Pain, Parties, Work
Sixty years ago in May, Sylvia Plath was finishing her junior year at Smith College and preparing to travel to New York City to join the Mademoiselle magazine “College Board,” a group of college girls who would spend the month of June living in the Barbizon hotel and appearing as guest editors for the August issue. Elizabeth Winder, the author of Pain, Parties, Work: Sylvia Plath in New York, Summer 1953, paints a picture of this era in order to understand more about how it affected Sylvia’s hopes and dreams. They “wore girdles, conical bras, kitten and Cuban heels. Whether playing badminton or clacking away at a typewriter, they worked at cultivating a veneer of knowing sophistication—they wanted to ‘own’ the ladylike details of their dresses and clutches. The goal was to feel and look as turned out and spotless as a white kid glove.”
Sylvia and the 19 other guest editors conducted interviews with literary celebrities of the day, attended parties, appeared in fashion shows, and went to lunches and on dates to events around the city sponsored by the magazine. Later in the summer Sylvia attempted suicide for the first time, and ten years later she would publish The Bell Jar, her version of that month in New York and the mental breakdown that followed.
Winder has interviewed many of the other guest editors about the month they spent with Sylvia, and the result is the jarring juxtaposition promised by her title; one has to wonder how it was possible for an intelligent and sensitive young woman to contend with so many rigid expectations without letting go of so many of her own ambitions that she would become like everyone else.
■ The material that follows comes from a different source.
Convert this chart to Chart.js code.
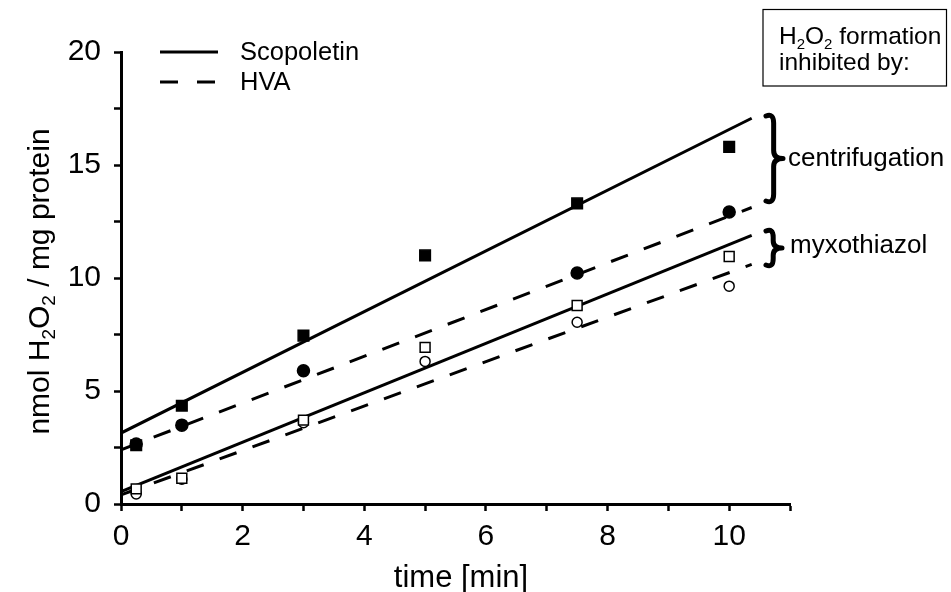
<!DOCTYPE html>
<html>
<head>
<meta charset="utf-8">
<script src="https://cdn.jsdelivr.net/npm/chart.js@4/dist/chart.umd.min.js"></script>
<style>
  html, body { margin: 0; padding: 0; background: #fff; }
  #wrap { width: 951px; height: 592px; }
</style>
</head>
<body>
<div id="wrap"><canvas id="h2o2Chart" width="951" height="592"></canvas></div>
<script>
// ---- data ----
const timePoints = [0.25, 1, 3, 5, 7.5, 10];           // min
const scopControl = [2.6, 4.35, 7.45, 11.0, 13.3, 15.8]; // filled squares
const hvaControl  = [2.65, 3.49, 5.9, null, 10.22, 12.92]; // filled circles
const scopInhib   = [0.67, 1.14, 3.71, 6.93, 8.78, 10.95]; // open squares
const hvaInhib    = [0.44, 1.1, 3.6, 6.31, 8.04, 9.64];    // open circles

// regression lines: value at fitX[0] and fitX[1]
const fitX = [0, 10.37];
const scopControlFit = [3.14, 17.07];
const hvaControlFit  = [2.4, 13.12];
const scopInhibFit   = [0.55, 11.89];
const hvaInhibFit    = [0.4, 10.6];

const xTicks = [0, 2, 4, 6, 8, 10];
const yTicks = [0, 5, 10, 15, 20];

const FONT = "'Liberation Sans', Arial, sans-serif";

function pts(xs, ys) {
  return xs.map((x, i) => ({ x: x, y: ys[i] }));
}

function fitLine(ys, dashed) {
  return {
    type: 'line',
    data: pts(fitX, ys),
    borderColor: '#000',
    borderWidth: 3,
    borderDash: dashed ? [18, 17] : [],
    pointRadius: 0,
    fill: false,
    order: 5
  };
}

// lower order is drawn on top
function markers(ys, style, filled, radius, order) {
  return {
    type: 'scatter',
    data: pts(timePoints, ys),
    pointStyle: style,
    pointRadius: radius,
    pointBackgroundColor: filled ? '#000' : '#fff',
    pointBorderColor: '#000',
    pointBorderWidth: 1.5,
    showLine: false,
    order: order
  };
}

// ---- extra drawing: titles, legend, annotation box, braces ----
function drawBrace(ctx, x, yTop, yBot, w) {
  const mid = (yTop + yBot) / 2;
  const xm = x + w * 0.45;
  const r = Math.min(8, (yBot - yTop) / 5);
  ctx.beginPath();
  ctx.moveTo(x, yTop + 1);
  ctx.quadraticCurveTo(xm, yTop - 2, xm, yTop + r);
  ctx.lineTo(xm, mid - r);
  ctx.quadraticCurveTo(xm, mid, x + w, mid);
  ctx.quadraticCurveTo(xm, mid, xm, mid + r);
  ctx.lineTo(xm, yBot - r);
  ctx.quadraticCurveTo(xm, yBot + 2, x, yBot - 1);
  ctx.stroke();
}

function drawSubText(ctx, parts, x, y, size) {
  // parts: [text, isSub]
  let cx = x;
  parts.forEach(([t, sub]) => {
    ctx.font = (sub ? Math.round(size * 0.62) : size) + 'px ' + FONT;
    ctx.fillText(t, cx, sub ? y + size * 0.2 : y);
    cx += ctx.measureText(t).width;
  });
  return cx - x;
}

function measureSubText(ctx, parts, size) {
  let w = 0;
  parts.forEach(([t, sub]) => {
    ctx.font = (sub ? Math.round(size * 0.62) : size) + 'px ' + FONT;
    w += ctx.measureText(t).width;
  });
  return w;
}

const decorPlugin = {
  id: 'decor',
  afterDraw(chart) {
    const ctx = chart.ctx;
    ctx.save();
    ctx.fillStyle = '#000';
    ctx.strokeStyle = '#000';
    ctx.textBaseline = 'alphabetic';

    // x title
    ctx.font = '31px ' + FONT;
    ctx.textAlign = 'center';
    ctx.fillText('time [min]', 461, 587);

    // y title, rotated, with subscripts
    const yParts = [['nmol H', false], ['2', true], ['O', false], ['2', true], [' / mg protein', false]];
    const yw = measureSubText(ctx, yParts, 30);
    ctx.save();
    ctx.translate(49, 281.5);
    ctx.rotate(-Math.PI / 2);
    ctx.textAlign = 'left';
    drawSubText(ctx, yParts, -yw / 2, 0, 30);
    ctx.restore();

    // legend
    ctx.lineWidth = 3;
    ctx.beginPath();
    ctx.moveTo(160, 52); ctx.lineTo(218, 52);
    ctx.stroke();
    ctx.setLineDash([18, 19]);
    ctx.beginPath();
    ctx.moveTo(160, 82); ctx.lineTo(216, 82);
    ctx.stroke();
    ctx.setLineDash([]);
    ctx.textAlign = 'left';
    ctx.font = '25.5px ' + FONT;
    ctx.fillText('Scopoletin', 240, 60);
    ctx.fillText('HVA', 240, 90);

    // annotation box
    ctx.lineWidth = 1.2;
    ctx.strokeRect(763, 9.5, 183.5, 76.5);
    drawSubText(ctx, [['H', false], ['2', true], ['O', false], ['2', true], [' formation', false]], 779, 44, 24.5);
    ctx.font = '24.5px ' + FONT;
    ctx.fillText('inhibited by:', 779, 70);

    // braces
    ctx.lineWidth = 5;
    ctx.lineCap = 'round';
    ctx.lineJoin = 'round';
    drawBrace(ctx, 766, 115, 202, 17);
    drawBrace(ctx, 766, 230, 266, 16);
    ctx.font = '26px ' + FONT;
    ctx.fillText('centrifugation', 788, 166);
    ctx.fillText('myxothiazol', 790, 253);

    ctx.restore();
  }
};

new Chart(document.getElementById('h2o2Chart'), {
  type: 'scatter',
  data: {
    datasets: [
      markers(scopControl, 'rect', true, 7.5, 1),
      markers(hvaControl, 'circle', true, 6, 2),
      markers(hvaInhib, 'circle', false, 5, 4),
      markers(scopInhib, 'rect', false, 7, 3),
      fitLine(scopControlFit, false),
      fitLine(hvaControlFit, true),
      fitLine(scopInhibFit, false),
      fitLine(hvaInhibFit, true)
    ]
  },
  options: {
    responsive: false,
    animation: false,
    devicePixelRatio: 1,
    layout: { padding: { left: 0, top: 52, right: 161, bottom: 0 } },
    plugins: { legend: { display: false }, tooltip: { enabled: false } },
    scales: {
      x: {
        type: 'linear',
        min: 0,
        max: 11,
        afterFit(s) { s.height = 88; },
        ticks: {
          stepSize: 1,
          autoSkip: false,
          maxRotation: 0,
          padding: 8,
          color: '#000',
          font: { family: FONT, size: 30 },
          callback: v => xTicks.includes(v) ? String(v) : ''
        },
        grid: { drawOnChartArea: false, drawTicks: true, tickLength: 7, tickWidth: 2.5, tickColor: '#000' },
        border: { display: true, color: '#000', width: 3 }
      },
      y: {
        min: 0,
        max: 20,
        afterFit(s) { s.width = 121; },
        ticks: {
          stepSize: 2.5,
          autoSkip: false,
          padding: 13,
          color: '#000',
          font: { family: FONT, size: 30 },
          callback: v => yTicks.includes(v) ? String(v) : ''
        },
        grid: { drawOnChartArea: false, drawTicks: true, tickLength: 7, tickWidth: 2.5, tickColor: '#000' },
        border: { display: true, color: '#000', width: 3 }
      }
    }
  },
  plugins: [decorPlugin]
});
</script>
</body>
</html>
Before Sylvia even got to New York, for example, she did her guest interview with the novelist Elizabeth Bowen wearing a “tight blue and white sheath dress with matching jacket and a curvy little white hat. As usual, she adorned herself simply—with her signature cherry red lipstick, a pearl cuff around her right wrist and a delicate watch around her left. That day both women wore three layers of pearls looped around their throats.” A photograph is included.
The photographs in this book show Sylvia’s attempts to conform to the requirements for young women of her day. Winder asserts that her preparations for New York consisted of organizing her wardrobe: “she wasn’t preoccupied with organizing notes, brushing up on her typing, or reading short stories. She obsessed over clothes—thinking about them, budgeting for them, writing about them, and shopping for them.” After the first third of the book, the tone of Winder’s assertions began to wear on me; rather than commenting on what seems to me to be ample evidence that, like pearls around her throat, the stringent rules about appearance strangled some of what Sylvia could have become, Winder claims that “new clothes left Sylvia reeling with happiness. For Sylvia, a shopping list was a poem.” Since I read an advance copy of the book, provided by HarperCollins courtesy of TLC Blog Tours, I couldn’t trace the path of the unfinished notes well enough to see which young guest editor might have said something that allowed Winder to draw this conclusion.
Winder’s deliberate cheeriness does echo the cheeriness forced on the young guest editors, however–girls who were once required to pose for hours in a star formation in rubber girdles and wool kilts on a 94-degree day (while the Mademoiselle staff members wore “chic black suits”) and then write about their day “as dressy and fun.” The book’s cheery tone is amplified by magazine-like boxes interspersed throughout the text. One called “Vitals” reveals details about Sylvia, like that “she smelled like soap and water, lipstick, and Prell and Lustre-Creme shampoo” and that “she wanted her children to be conceived in the ocean.”
Sylvia’s longing for the ocean towards the end of June is one of Winder’s most convincingly established facts about her month in New York. “Away from her beloved beaches, she began to wither. Summers were for reading and sunbathing marathons—the sun gave her ‘a great glowing peace.’” Readers can see that her expectations were high when she got to the beach later in the summer, only to discover that her chosen book—Joyce’s Ulysses—was difficult to read, and her difficulty with it made her feel that she was a failure at something important she had set out to do.
Finally, towards the end of her book, Winder comments perceptively on “the instability of identity—how we are seen only one dimension at a time. Cyrilly saw a kindred bluestocking. Laurie Glazer saw a cultivated beauty. Ann Burnside saw a caviar-stuffing barbarian.” If this purposely-limited book has a place beside Plath’s own journals in providing another view of the complicated person she was, it is because of the way we see her through the eyes of the girls who saw mostly what she wanted them to see, reflections of themselves. Her quest to spot Dylan Thomas in person becomes trivial: “the whole mad frolic became known as ‘the Dylan Thomas episode’ and remains a testament to Sylvia’s infectious enthusiasm for whatever, whomever, she loved.”
The cover photo is eerily similar to photos of Jennifer Lawrence’s fall at this year’s Oscars, don’t you think? The big skirt, the up-do, the fragile-looking shoulder blades—these have not yet been banished from our picture of how a beautifully dressed young girl looks.